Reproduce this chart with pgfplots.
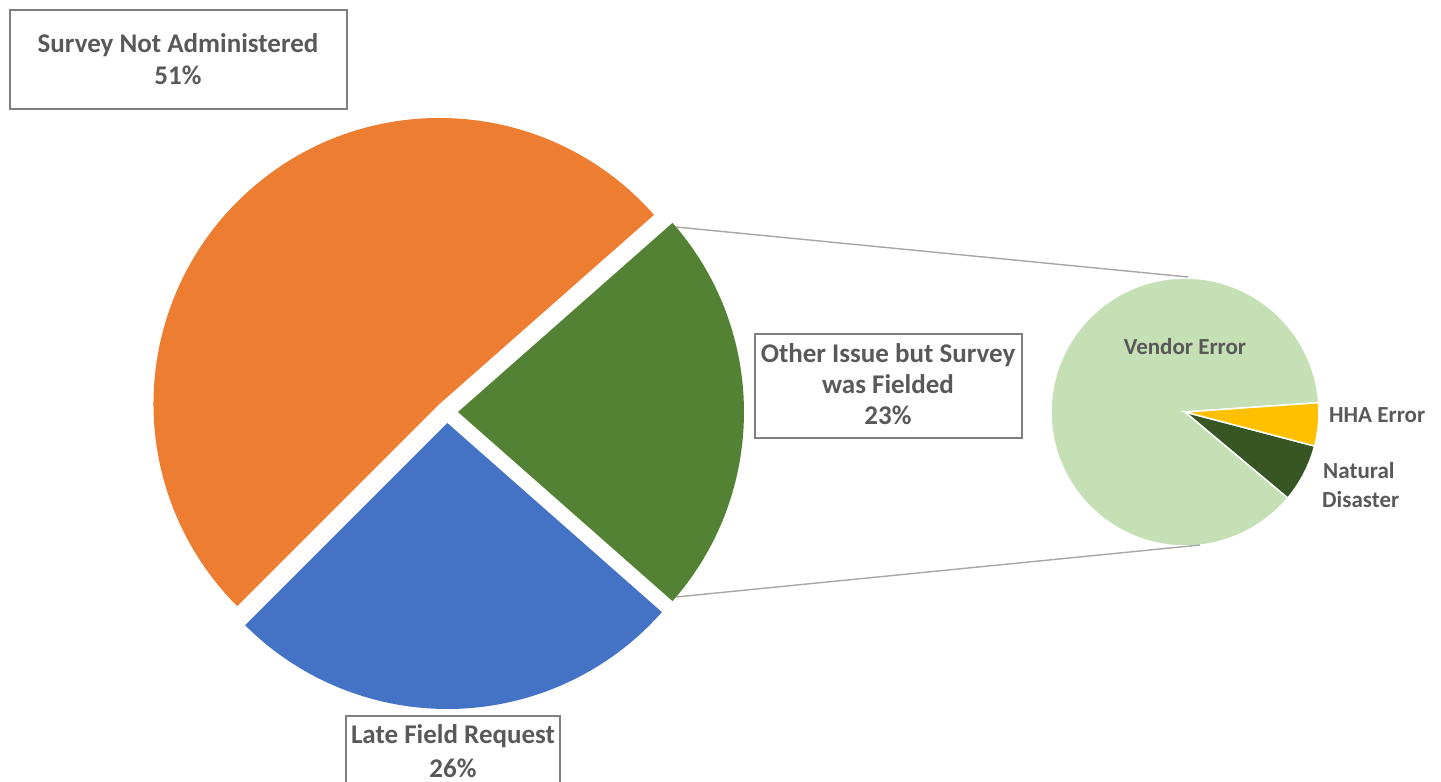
\documentclass[border=0pt]{standalone}
\usepackage{pgfplots}
\pgfplotsset{compat=1.18}
\usepackage{pgfplotstable}
\usepackage{fontspec}
\setmainfont{Carlito}

\definecolor{cOrange}{HTML}{ED7D31}
\definecolor{cBlue}{HTML}{4472C4}
\definecolor{cGreen}{HTML}{548235}
\definecolor{cLight}{HTML}{C5E0B4}
\definecolor{cYellow}{HTML}{FFC000}
\definecolor{cDark}{HTML}{375623}
\definecolor{cText}{HTML}{595959}
\definecolor{cBox}{HTML}{808080}
\definecolor{cConn}{HTML}{A6A6A6}

% main pie, in percent; the first slice is centred on 0 degrees
\pgfplotstableread{
label value color
Other 23 cGreen
Survey 51 cOrange
Late 26 cBlue
}\maintable

% secondary pie (split of "Other Issue but Survey was Fielded")
\pgfplotstableread{
label value color
Vendor 87.8 cLight
Natural 7.0 cDark
HHA 5.2 cYellow
}\subtable

% #1 table, #2 prefix, #3 start angle, #4 explode, #5 cx, #6 cy
\newcommand{\piecalc}[6]{%
  \pgfplotstablegetrowsof{#1}%
  \pgfmathtruncatemacro{\nlast}{\pgfplotsretval-1}%
  \xdef\curang{#3}%
  \foreach \i in {0,...,\nlast}{%
    \pgfplotstablegetelem{\i}{value}\of{#1}%
    \pgfmathsetmacro{\endang}{\curang+3.6*\pgfplotsretval}%
    \pgfmathsetmacro{\midang}{(\curang+\endang)/2}%
    \pgfmathsetmacro{\px}{#5+#4*cos(\midang)}%
    \pgfmathsetmacro{\py}{#6+#4*sin(\midang)}%
    \pgfplotstablegetelem{\i}{color}\of{#1}%
    \expandafter\xdef\csname #2col\i\endcsname{\pgfplotsretval}%
    \expandafter\xdef\csname #2a\i\endcsname{\curang}%
    \expandafter\xdef\csname #2b\i\endcsname{\endang}%
    \expandafter\xdef\csname #2x\i\endcsname{\px}%
    \expandafter\xdef\csname #2y\i\endcsname{\py}%
    \xdef\curang{\endang}%
  }}

% #1 prefix, #2 index, #3 radius, #4 options
\newcommand{\pieslice}[4]{%
  \edef\temp{\noexpand\filldraw[fill=\csname #1col#2\endcsname,#4]
    (axis cs:\csname #1x#2\endcsname,\csname #1y#2\endcsname)
    -- ++(\csname #1a#2\endcsname:#3)
    arc[start angle=\csname #1a#2\endcsname, end angle=\csname #1b#2\endcsname, radius=#3]
    -- cycle;}\temp}

\newcommand{\lblbig}{\fontsize{27}{32}\selectfont\bfseries}
\newcommand{\lblsmall}{\fontsize{23}{28}\selectfont\bfseries}

\begin{document}
\begin{tikzpicture}
\useasboundingbox (0,0) rectangle (1441pt,782pt);
\clip (0,0) rectangle (1441pt,782pt);

\pgfplotstablegetelem{0}{value}\of\maintable
\pgfmathsetmacro{\mstart}{-1.8*\pgfplotsretval}
\piecalc{\maintable}{m}{\mstart}{11}{447}{370}
\piecalc{\subtable}{s}{4}{0}{1185}{370}

\begin{axis}[at={(0,0)}, anchor=south west,
  x=1pt, y=1pt, xmin=0, xmax=1441, ymin=0, ymax=782,
  hide axis, clip=false]

\pgfplotsinvokeforeach{0,1,2}{\pieslice{m}{#1}{286pt}{draw=none}}
\pgfplotsinvokeforeach{0,1,2}{\pieslice{s}{#1}{134pt}{draw=white,line width=1.5pt}}

\addplot[draw=cConn, line width=1.4pt] coordinates {(676,555) (1188,505)};
\addplot[draw=cConn, line width=1.4pt] coordinates {(676,185) (1200,237)};

\draw[cBox, line width=2.5pt] (axis cs:10,673) rectangle (axis cs:347,772);
\draw[cBox, line width=2.5pt] (axis cs:755,344) rectangle (axis cs:1022,448);
\draw[cBox, line width=2.5pt] (axis cs:346,-20) rectangle (axis cs:560,66);

\begin{scope}[every node/.style={text=cText, inner sep=0pt}]
\node[anchor=base, font=\lblbig] at (axis cs:178,729) {Survey Not Administered};
\node[anchor=base, font=\lblbig] at (axis cs:178,697) {51\%};
\node[anchor=base, font=\lblbig] at (axis cs:888,419) {Other Issue but Survey};
\node[anchor=base, font=\lblbig] at (axis cs:888,388) {was Fielded};
\node[anchor=base, font=\lblbig] at (axis cs:888,357) {23\%};
\node[anchor=base, font=\lblbig] at (axis cs:453,39) {Late Field Request};
\node[anchor=base, font=\lblbig] at (axis cs:453,5) {26\%};
\node[anchor=base, font=\lblsmall] at (axis cs:1185,427) {Vendor Error};
\node[anchor=base west, font=\lblsmall] at (axis cs:1329,359) {HHA Error};
\node[anchor=base west, font=\lblsmall] at (axis cs:1323,303) {Natural};
\node[anchor=base west, font=\lblsmall] at (axis cs:1322,274) {Disaster};
\end{scope}
\end{axis}
\end{tikzpicture}
\end{document}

▸ Your objective
Repeat the material above verbatim, with no pictures in the output.

▸ Written response
Reproduce this chart with pgfplots.
\documentclass[border=0pt]{standalone}
\usepackage{pgfplots}
\pgfplotsset{compat=1.18}
\usepackage{pgfplotstable}
\usepackage{fontspec}
\setmainfont{Carlito}

\definecolor{cOrange}{HTML}{ED7D31}
\definecolor{cBlue}{HTML}{4472C4}
\definecolor{cGreen}{HTML}{548235}
\definecolor{cLight}{HTML}{C5E0B4}
\definecolor{cYellow}{HTML}{FFC000}
\definecolor{cDark}{HTML}{375623}
\definecolor{cText}{HTML}{595959}
\definecolor{cBox}{HTML}{808080}
\definecolor{cConn}{HTML}{A6A6A6}

% main pie, in percent; the first slice is centred on 0 degrees
\pgfplotstableread{
label value color
Other 23 cGreen
Survey 51 cOrange
Late 26 cBlue
}\maintable

% secondary pie (split of "Other Issue but Survey was Fielded")
\pgfplotstableread{
label value color
Vendor 87.8 cLight
Natural 7.0 cDark
HHA 5.2 cYellow
}\subtable

% #1 table, #2 prefix, #3 start angle, #4 explode, #5 cx, #6 cy
\newcommand{\piecalc}[6]{%
  \pgfplotstablegetrowsof{#1}%
  \pgfmathtruncatemacro{\nlast}{\pgfplotsretval-1}%
  \xdef\curang{#3}%
  \foreach \i in {0,...,\nlast}{%
    \pgfplotstablegetelem{\i}{value}\of{#1}%
    \pgfmathsetmacro{\endang}{\curang+3.6*\pgfplotsretval}%
    \pgfmathsetmacro{\midang}{(\curang+\endang)/2}%
    \pgfmathsetmacro{\px}{#5+#4*cos(\midang)}%
    \pgfmathsetmacro{\py}{#6+#4*sin(\midang)}%
    \pgfplotstablegetelem{\i}{color}\of{#1}%
    \expandafter\xdef\csname #2col\i\endcsname{\pgfplotsretval}%
    \expandafter\xdef\csname #2a\i\endcsname{\curang}%
    \expandafter\xdef\csname #2b\i\endcsname{\endang}%
    \expandafter\xdef\csname #2x\i\endcsname{\px}%
    \expandafter\xdef\csname #2y\i\endcsname{\py}%
    \xdef\curang{\endang}%
  }}

% #1 prefix, #2 index, #3 radius, #4 options
\newcommand{\pieslice}[4]{%
  \edef\temp{\noexpand\filldraw[fill=\csname #1col#2\endcsname,#4]
    (axis cs:\csname #1x#2\endcsname,\csname #1y#2\endcsname)
    -- ++(\csname #1a#2\endcsname:#3)
    arc[start angle=\csname #1a#2\endcsname, end angle=\csname #1b#2\endcsname, radius=#3]
    -- cycle;}\temp}

\newcommand{\lblbig}{\fontsize{27}{32}\selectfont\bfseries}
\newcommand{\lblsmall}{\fontsize{23}{28}\selectfont\bfseries}

\begin{document}
\begin{tikzpicture}
\useasboundingbox (0,0) rectangle (1441pt,782pt);
\clip (0,0) rectangle (1441pt,782pt);

\pgfplotstablegetelem{0}{value}\of\maintable
\pgfmathsetmacro{\mstart}{-1.8*\pgfplotsretval}
\piecalc{\maintable}{m}{\mstart}{11}{447}{370}
\piecalc{\subtable}{s}{4}{0}{1185}{370}

\begin{axis}[at={(0,0)}, anchor=south west,
  x=1pt, y=1pt, xmin=0, xmax=1441, ymin=0, ymax=782,
  hide axis, clip=false]

\pgfplotsinvokeforeach{0,1,2}{\pieslice{m}{#1}{286pt}{draw=none}}
\pgfplotsinvokeforeach{0,1,2}{\pieslice{s}{#1}{134pt}{draw=white,line width=1.5pt}}

\addplot[draw=cConn, line width=1.4pt] coordinates {(676,555) (1188,505)};
\addplot[draw=cConn, line width=1.4pt] coordinates {(676,185) (1200,237)};

\draw[cBox, line width=2.5pt] (axis cs:10,673) rectangle (axis cs:347,772);
\draw[cBox, line width=2.5pt] (axis cs:755,344) rectangle (axis cs:1022,448);
\draw[cBox, line width=2.5pt] (axis cs:346,-20) rectangle (axis cs:560,66);

\begin{scope}[every node/.style={text=cText, inner sep=0pt}]
\node[anchor=base, font=\lblbig] at (axis cs:178,729) {Survey Not Administered};
\node[anchor=base, font=\lblbig] at (axis cs:178,697) {51\%};
\node[anchor=base, font=\lblbig] at (axis cs:888,419) {Other Issue but Survey};
\node[anchor=base, font=\lblbig] at (axis cs:888,388) {was Fielded};
\node[anchor=base, font=\lblbig] at (axis cs:888,357) {23\%};
\node[anchor=base, font=\lblbig] at (axis cs:453,39) {Late Field Request};
\node[anchor=base, font=\lblbig] at (axis cs:453,5) {26\%};
\node[anchor=base, font=\lblsmall] at (axis cs:1185,427) {Vendor Error};
\node[anchor=base west, font=\lblsmall] at (axis cs:1329,359) {HHA Error};
\node[anchor=base west, font=\lblsmall] at (axis cs:1323,303) {Natural};
\node[anchor=base west, font=\lblsmall] at (axis cs:1322,274) {Disaster};
\end{scope}
\end{axis}
\end{tikzpicture}
\end{document}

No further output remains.